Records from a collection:
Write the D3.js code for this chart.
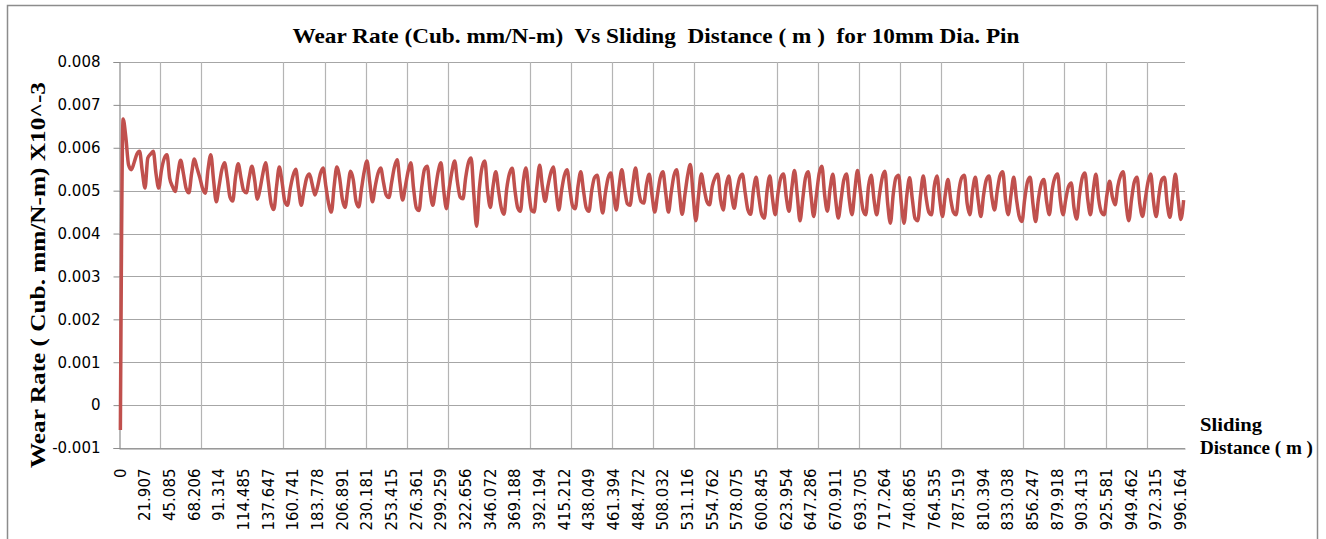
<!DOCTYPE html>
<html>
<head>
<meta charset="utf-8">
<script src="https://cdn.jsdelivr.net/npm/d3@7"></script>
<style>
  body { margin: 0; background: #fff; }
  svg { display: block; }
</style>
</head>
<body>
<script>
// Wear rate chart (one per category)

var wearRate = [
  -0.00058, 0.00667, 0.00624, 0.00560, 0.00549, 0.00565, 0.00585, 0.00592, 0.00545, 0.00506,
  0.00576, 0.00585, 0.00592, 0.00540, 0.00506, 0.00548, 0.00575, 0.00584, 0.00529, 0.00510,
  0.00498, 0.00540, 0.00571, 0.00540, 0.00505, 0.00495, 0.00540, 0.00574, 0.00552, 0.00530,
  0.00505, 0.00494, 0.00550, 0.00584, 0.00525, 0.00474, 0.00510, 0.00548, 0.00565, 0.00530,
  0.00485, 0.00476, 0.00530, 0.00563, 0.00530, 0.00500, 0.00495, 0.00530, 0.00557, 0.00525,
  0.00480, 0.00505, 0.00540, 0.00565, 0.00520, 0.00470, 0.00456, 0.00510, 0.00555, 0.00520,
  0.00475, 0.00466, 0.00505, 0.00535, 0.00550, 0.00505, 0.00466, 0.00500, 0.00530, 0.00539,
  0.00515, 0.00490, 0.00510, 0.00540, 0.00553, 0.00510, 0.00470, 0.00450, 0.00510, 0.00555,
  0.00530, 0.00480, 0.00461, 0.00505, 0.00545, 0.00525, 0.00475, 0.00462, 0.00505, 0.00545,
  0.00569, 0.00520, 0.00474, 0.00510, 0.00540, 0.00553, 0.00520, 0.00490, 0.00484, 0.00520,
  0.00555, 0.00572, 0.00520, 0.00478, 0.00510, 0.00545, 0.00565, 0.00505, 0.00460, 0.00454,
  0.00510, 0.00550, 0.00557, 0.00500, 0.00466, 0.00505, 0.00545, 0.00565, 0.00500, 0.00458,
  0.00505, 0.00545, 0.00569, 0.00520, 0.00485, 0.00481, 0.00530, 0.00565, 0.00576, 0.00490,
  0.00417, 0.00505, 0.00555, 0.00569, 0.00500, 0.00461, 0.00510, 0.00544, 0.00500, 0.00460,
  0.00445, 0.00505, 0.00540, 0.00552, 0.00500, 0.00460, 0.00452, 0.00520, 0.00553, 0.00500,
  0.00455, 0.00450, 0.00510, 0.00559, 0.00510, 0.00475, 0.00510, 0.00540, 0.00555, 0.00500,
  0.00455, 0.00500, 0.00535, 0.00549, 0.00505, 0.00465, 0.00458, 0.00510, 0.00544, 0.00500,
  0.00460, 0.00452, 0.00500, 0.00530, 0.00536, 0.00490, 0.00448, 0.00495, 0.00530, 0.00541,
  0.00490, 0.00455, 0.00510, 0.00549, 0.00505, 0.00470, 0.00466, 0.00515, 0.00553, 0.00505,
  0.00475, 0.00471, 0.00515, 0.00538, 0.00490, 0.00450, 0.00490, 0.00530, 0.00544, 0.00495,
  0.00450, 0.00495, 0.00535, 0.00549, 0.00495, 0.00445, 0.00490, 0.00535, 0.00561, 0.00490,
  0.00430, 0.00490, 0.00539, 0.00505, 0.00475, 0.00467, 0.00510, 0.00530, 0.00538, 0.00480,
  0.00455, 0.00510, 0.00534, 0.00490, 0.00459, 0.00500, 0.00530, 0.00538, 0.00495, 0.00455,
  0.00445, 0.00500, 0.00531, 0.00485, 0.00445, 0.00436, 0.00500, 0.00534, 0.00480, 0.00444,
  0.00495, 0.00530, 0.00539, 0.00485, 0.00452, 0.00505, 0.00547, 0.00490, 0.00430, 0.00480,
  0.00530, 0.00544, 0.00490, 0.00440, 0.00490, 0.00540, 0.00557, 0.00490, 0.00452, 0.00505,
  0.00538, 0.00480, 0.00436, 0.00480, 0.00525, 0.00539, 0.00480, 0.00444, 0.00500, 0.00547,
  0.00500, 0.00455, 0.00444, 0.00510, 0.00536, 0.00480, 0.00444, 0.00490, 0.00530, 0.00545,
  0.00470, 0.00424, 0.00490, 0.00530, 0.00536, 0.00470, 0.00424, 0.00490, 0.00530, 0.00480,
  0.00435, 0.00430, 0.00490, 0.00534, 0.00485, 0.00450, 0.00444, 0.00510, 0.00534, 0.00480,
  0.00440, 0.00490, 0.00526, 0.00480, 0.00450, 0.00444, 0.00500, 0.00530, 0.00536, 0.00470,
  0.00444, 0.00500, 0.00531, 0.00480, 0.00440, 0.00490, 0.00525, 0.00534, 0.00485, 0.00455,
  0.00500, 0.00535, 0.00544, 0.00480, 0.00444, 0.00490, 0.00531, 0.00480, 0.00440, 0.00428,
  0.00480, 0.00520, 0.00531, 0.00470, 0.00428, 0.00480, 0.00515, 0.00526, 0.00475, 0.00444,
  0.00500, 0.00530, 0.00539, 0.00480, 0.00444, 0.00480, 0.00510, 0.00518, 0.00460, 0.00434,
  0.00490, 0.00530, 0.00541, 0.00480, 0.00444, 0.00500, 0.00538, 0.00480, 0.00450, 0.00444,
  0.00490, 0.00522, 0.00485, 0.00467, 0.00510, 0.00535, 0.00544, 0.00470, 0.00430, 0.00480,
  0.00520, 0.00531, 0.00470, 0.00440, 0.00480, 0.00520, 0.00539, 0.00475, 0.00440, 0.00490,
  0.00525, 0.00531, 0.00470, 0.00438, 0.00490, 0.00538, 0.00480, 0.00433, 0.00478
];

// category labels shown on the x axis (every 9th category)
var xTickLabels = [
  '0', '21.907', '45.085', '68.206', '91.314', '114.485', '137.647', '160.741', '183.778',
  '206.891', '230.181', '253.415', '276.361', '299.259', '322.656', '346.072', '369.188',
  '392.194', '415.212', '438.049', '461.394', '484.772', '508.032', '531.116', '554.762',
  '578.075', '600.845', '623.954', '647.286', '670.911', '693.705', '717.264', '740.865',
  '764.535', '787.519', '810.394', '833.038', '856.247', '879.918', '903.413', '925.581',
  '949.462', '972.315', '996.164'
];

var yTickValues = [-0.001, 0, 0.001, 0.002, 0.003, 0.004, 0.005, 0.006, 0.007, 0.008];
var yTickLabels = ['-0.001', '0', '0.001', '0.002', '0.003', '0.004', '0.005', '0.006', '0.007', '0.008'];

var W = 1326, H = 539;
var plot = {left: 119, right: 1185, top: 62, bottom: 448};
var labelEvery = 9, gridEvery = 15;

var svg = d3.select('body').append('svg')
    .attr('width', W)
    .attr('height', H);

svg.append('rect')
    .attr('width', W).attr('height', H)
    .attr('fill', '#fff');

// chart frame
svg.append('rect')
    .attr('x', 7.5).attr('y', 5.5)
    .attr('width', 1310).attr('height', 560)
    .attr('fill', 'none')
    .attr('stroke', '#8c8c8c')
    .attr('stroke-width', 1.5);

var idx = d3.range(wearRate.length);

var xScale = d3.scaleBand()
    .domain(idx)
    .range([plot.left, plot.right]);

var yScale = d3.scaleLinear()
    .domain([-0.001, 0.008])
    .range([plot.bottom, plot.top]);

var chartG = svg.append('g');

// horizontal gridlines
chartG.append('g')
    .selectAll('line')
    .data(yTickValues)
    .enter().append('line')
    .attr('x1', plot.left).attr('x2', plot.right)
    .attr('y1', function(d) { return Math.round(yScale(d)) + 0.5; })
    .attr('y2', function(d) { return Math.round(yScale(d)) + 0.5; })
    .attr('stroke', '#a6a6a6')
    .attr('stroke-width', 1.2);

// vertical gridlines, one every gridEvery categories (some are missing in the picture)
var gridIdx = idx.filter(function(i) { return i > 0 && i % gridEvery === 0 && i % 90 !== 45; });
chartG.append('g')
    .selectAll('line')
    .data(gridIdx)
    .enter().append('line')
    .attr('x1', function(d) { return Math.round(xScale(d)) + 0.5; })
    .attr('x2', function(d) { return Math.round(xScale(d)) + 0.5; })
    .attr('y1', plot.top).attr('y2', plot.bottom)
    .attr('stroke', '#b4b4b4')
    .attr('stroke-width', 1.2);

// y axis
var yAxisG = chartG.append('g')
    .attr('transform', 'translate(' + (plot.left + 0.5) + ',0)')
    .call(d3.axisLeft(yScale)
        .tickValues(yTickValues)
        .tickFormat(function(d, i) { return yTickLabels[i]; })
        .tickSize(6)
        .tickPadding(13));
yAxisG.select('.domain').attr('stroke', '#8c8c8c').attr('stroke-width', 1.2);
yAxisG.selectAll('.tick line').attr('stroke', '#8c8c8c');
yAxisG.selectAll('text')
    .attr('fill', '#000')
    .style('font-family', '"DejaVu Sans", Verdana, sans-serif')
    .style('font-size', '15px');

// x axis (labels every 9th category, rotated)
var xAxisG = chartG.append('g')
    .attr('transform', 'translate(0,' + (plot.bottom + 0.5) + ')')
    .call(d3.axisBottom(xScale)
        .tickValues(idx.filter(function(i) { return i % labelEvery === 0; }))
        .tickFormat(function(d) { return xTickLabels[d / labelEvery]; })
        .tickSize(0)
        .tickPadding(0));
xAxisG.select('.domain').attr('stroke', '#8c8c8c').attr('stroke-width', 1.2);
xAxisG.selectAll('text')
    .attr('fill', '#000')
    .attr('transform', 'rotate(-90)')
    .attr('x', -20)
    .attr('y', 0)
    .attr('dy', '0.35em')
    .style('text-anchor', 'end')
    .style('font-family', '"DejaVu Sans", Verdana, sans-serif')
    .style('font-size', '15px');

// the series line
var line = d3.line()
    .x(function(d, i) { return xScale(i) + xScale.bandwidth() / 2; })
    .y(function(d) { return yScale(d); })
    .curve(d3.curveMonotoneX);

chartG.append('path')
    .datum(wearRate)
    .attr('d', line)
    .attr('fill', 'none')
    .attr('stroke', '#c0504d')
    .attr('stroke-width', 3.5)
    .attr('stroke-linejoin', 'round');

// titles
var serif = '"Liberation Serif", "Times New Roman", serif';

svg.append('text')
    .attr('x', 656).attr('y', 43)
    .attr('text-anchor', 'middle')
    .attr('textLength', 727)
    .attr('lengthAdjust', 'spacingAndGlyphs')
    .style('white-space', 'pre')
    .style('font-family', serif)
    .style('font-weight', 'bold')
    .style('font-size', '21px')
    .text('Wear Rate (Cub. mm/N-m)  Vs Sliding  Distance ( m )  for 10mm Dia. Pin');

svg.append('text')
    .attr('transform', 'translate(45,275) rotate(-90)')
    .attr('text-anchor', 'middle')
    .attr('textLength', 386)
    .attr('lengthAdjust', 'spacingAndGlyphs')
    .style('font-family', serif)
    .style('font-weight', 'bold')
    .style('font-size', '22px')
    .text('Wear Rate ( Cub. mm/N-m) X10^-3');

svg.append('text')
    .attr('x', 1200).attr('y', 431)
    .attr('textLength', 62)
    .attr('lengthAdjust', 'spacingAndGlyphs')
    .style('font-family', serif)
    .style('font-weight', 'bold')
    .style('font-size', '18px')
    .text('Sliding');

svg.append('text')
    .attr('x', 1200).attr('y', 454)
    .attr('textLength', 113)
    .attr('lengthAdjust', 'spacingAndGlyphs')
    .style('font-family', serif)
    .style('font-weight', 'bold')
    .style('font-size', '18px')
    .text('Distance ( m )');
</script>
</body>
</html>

==

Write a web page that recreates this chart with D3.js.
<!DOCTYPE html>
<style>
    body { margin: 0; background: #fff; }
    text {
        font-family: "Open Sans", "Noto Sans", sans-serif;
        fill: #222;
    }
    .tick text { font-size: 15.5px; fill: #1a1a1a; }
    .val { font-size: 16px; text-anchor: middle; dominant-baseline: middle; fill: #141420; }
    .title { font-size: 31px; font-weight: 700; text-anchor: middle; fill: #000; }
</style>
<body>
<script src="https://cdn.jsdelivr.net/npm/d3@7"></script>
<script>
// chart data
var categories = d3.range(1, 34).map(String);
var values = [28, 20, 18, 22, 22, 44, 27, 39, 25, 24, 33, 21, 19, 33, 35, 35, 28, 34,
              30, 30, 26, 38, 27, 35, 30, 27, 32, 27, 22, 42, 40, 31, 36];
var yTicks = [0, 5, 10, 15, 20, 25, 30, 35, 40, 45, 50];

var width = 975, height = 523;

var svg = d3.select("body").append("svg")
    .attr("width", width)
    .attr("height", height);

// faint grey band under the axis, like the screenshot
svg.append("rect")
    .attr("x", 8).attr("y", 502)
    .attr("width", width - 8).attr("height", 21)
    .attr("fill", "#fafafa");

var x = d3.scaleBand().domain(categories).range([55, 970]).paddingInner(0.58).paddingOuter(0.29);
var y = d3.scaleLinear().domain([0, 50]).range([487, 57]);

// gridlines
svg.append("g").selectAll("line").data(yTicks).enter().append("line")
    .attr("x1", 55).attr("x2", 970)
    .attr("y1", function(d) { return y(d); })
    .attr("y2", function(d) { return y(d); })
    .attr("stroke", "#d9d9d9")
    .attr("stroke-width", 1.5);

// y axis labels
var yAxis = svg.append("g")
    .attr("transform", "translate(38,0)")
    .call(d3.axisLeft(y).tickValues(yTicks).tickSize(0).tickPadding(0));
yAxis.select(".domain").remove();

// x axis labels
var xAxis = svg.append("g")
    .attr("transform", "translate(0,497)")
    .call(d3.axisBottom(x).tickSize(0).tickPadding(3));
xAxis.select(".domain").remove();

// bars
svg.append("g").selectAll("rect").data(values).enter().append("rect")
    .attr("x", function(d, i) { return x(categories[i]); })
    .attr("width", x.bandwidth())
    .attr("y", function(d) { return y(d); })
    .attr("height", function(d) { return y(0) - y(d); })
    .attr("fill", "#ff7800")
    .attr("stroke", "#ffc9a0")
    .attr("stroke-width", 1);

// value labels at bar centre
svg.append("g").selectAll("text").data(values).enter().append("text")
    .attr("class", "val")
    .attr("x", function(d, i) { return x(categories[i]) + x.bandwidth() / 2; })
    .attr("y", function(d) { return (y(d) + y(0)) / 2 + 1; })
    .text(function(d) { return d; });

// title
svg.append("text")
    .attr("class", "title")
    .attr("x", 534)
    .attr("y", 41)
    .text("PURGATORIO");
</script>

• _WHAT IS REQUIRED_:
Scan the material above. Return every line containing the string "Write".

• _WRITTEN ANSWER_:
Write the D3.js code for this chart.
Write a web page that recreates this chart with D3.js.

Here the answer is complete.